This Letter Ought To Be An Eclogue, So Pastoral A Life
Have We Been Leading Lately Among These Pleasant Nordland
Valleys.
Perhaps it is only the unusual sight of meadows,
trees and flowers, after the barren sea, and still more
barren lands we have been accustomed to, that invests
this neighbourhood with such a smiling character.
Be that
as it may, the change has been too grateful not to have
made us seriously reflect on our condition; and we have
at last determined that not even the envious ocean shall
for the future cut us off from the pleasures of a shepherd
life. Henceforth, the boatswain is no longer to be the
only swain on board! We have purchased an ancient goat - a
nanny-goat - so we may be able to go a-milking upon
occasion. Mr. Webster, late of her Majesty's Foot-guards,
carpenter, etc., takes brevet-rank as dairy-maid; and
our venerable passenger is at this moment being inducted
into a sumptuous barrel [Footnote: The cask in question
was bought in order to be rigged up eventually into a
crow's-nest, as soon as we should again find ourselves
among the ice.] which I have had fitted up for her
reception abaft the binnacle. A spacious meadow of
sweet-scented hay has been laid down in a neighbouring
corner for her further accommodation; and the Doctor is
tuning up his flageolet, in order to complete the bucolic
character of the scene. The only personage amongst us at
all disconcerted by these arrangements is the little
white fox which has come with us from Iceland.
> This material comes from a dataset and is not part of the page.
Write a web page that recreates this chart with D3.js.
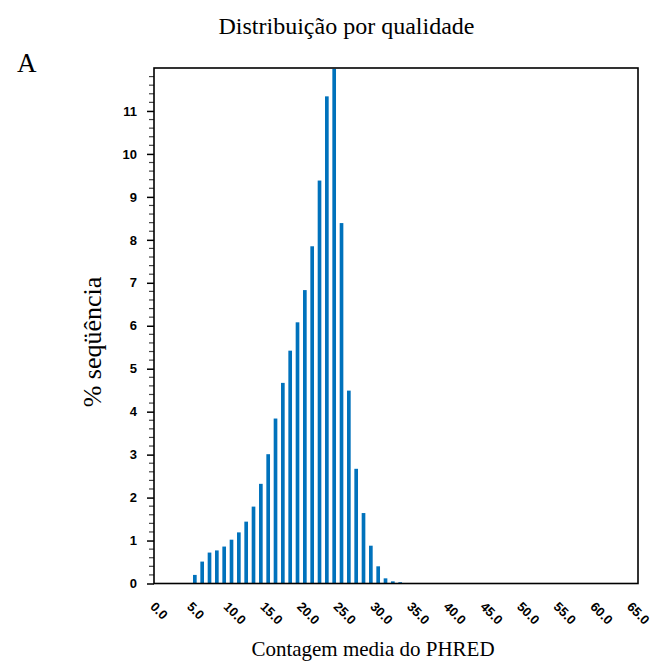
<!DOCTYPE html>
<html>
<head>
<meta charset="utf-8">
<script src="https://cdn.jsdelivr.net/npm/d3@7"></script>
<style>
  html, body { margin: 0; padding: 0; background: #fff; }
  svg { display: block; }
</style>
</head>
<body>
<div id="chart"></div>
<script>
// ---- data ----
const bins = [5,6,7,8,9,10,11,12,13,14,15,16,17,18,19,20,21,22,23,24,25,26,27,28,29,30,31,32,33];
const percent = [0.20,0.51,0.72,0.77,0.86,1.02,1.19,1.44,1.79,2.32,3.01,3.84,4.67,5.42,6.08,6.83,7.85,9.38,11.34,11.98,8.39,4.49,2.67,1.64,0.88,0.40,0.12,0.05,0.03];
const xTicks = [0,5,10,15,20,25,30,35,40,45,50,55,60,65];
const yTicks = [0,1,2,3,4,5,6,7,8,9,10,11];
const titleText = "Distribuição por qualidade";
const xTitle = "Contagem media do PHRED";
const yTitle = "% seqüência";
const panelLabel = "A";

const W = 652, H = 661;
const mLeft = 154, mRight = 638, mTop = 68, mBottom = 583.5;

const svg = d3.select("#chart").append("svg")
  .attr("width", W).attr("height", H)
  .attr("viewBox", `0 0 ${W} ${H}`);
svg.append("rect").attr("width", W).attr("height", H).attr("fill", "#fff");

const x = d3.scaleLinear().domain([0, 66]).range([mLeft, mRight]);
const y = d3.scaleLinear().domain([0, 12]).range([mBottom, mTop]);

// bars
const barOffset = 0.32, barW = 0.5;
svg.append("g").selectAll("rect")
  .data(bins.map((b, i) => ({b, v: percent[i]})))
  .join("rect")
  .attr("x", d => x(d.b + barOffset))
  .attr("width", x(barW) - x(0))
  .attr("y", d => y(d.v))
  .attr("height", d => y(0) - y(d.v))
  .attr("fill", "#0072bc");

// minor y ticks
const minor = d3.range(0, 12.001, 0.2).filter(v => Math.abs(v - Math.round(v)) > 1e-6);
svg.append("g").selectAll("line").data(minor).join("line")
  .attr("x1", mLeft - 5).attr("x2", mLeft)
  .attr("y1", d => y(d)).attr("y2", d => y(d))
  .attr("stroke", "#444").attr("stroke-width", 1.2);

// y axis
const yAxis = d3.axisLeft(y).tickValues(yTicks).tickFormat(d3.format("d"))
  .tickSize(7).tickPadding(10).tickSizeOuter(0);
const gy = svg.append("g").attr("transform", `translate(${mLeft},0)`).call(yAxis);
gy.select(".domain").remove();
gy.selectAll(".tick line").attr("stroke", "#000").attr("stroke-width", 1.5);
gy.selectAll(".tick text")
  .attr("font-family", "'Liberation Sans', Arial, sans-serif")
  .attr("font-weight", "bold").attr("font-size", 13).attr("fill", "#000");

// x axis labels (no tick marks)
const xAxis = d3.axisBottom(x).tickValues(xTicks).tickFormat(d3.format(".1f"))
  .tickSize(0).tickSizeOuter(0);
const gx = svg.append("g").attr("transform", `translate(0,${mBottom})`).call(xAxis);
gx.select(".domain").remove();
gx.selectAll(".tick text")
  .attr("font-family", "'Liberation Sans', Arial, sans-serif")
  .attr("font-weight", "bold").attr("font-size", 13).attr("fill", "#000")
  .attr("text-anchor", "start")
  .attr("y", 0).attr("dy", 0)
  .attr("transform", "translate(-5,24) rotate(45)");

// frame
svg.append("rect")
  .attr("x", mLeft).attr("y", mTop)
  .attr("width", mRight - mLeft).attr("height", mBottom - mTop)
  .attr("fill", "none").attr("stroke", "#000").attr("stroke-width", 1.6);

// titles
const serif = "'Liberation Serif', 'Times New Roman', serif";
svg.append("text").attr("x", 346.5).attr("y", 34)
  .attr("text-anchor", "middle").attr("font-family", serif).attr("font-size", 24)
  .text(titleText);
svg.append("text").attr("x", 17).attr("y", 72)
  .attr("font-family", serif).attr("font-size", 27)
  .text(panelLabel);
svg.append("text").attr("x", 373).attr("y", 656)
  .attr("text-anchor", "middle").attr("font-family", serif).attr("font-size", 21)
  .text(xTitle);
svg.append("text")
  .attr("transform", `translate(101,342) rotate(-90)`)
  .attr("text-anchor", "middle").attr("font-family", serif).attr("font-size", 26)
  .text(yTitle);
</script>
</body>
</html>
Whether
he considers the admission on board of so domestic an
animal to be a reflection on his own wild Viking habits,
I cannot say; but there is no impertinence - even to the
nibbling of her beard when she is asleep - of which he is
not guilty towards the poor old thing, who passes the
greater part of her mornings in gravely butting at her
irreverent tormentor.
[Figure: fig-p142.gif]
But I must relate our last week's proceedings in a more
orderly manner.
As soon as the anchor was let go in Hammerfest harbour,
we went ashore; and having first ascertained that the
existence of a post does not necessarily imply letters,
we turned away, a little disappointed, to examine the
metropolis of Finmark. A nearer inspection did not improve
the impression its first appearance had made upon us;
and the odour of rancid cod-liver oil, which seemed
indiscriminately to proceed from every building in the
town, including the church, has irretrievably confirmed
us in our prejudices. Nevertheless, henceforth the place
will have one redeeming association connected with it,
which I am bound to mention. It was in the streets of
Hammerfest that I first set eyes on a Laplander. Turning
round the corner of one of the ill-built houses, we
suddenly ran over a diminutive little personage in a
white woollen tunic, bordered with red and yellow stripes,
green trousers, fastened round the ankles, and reindeer
boots, curving up at the toes like Turkish slippers.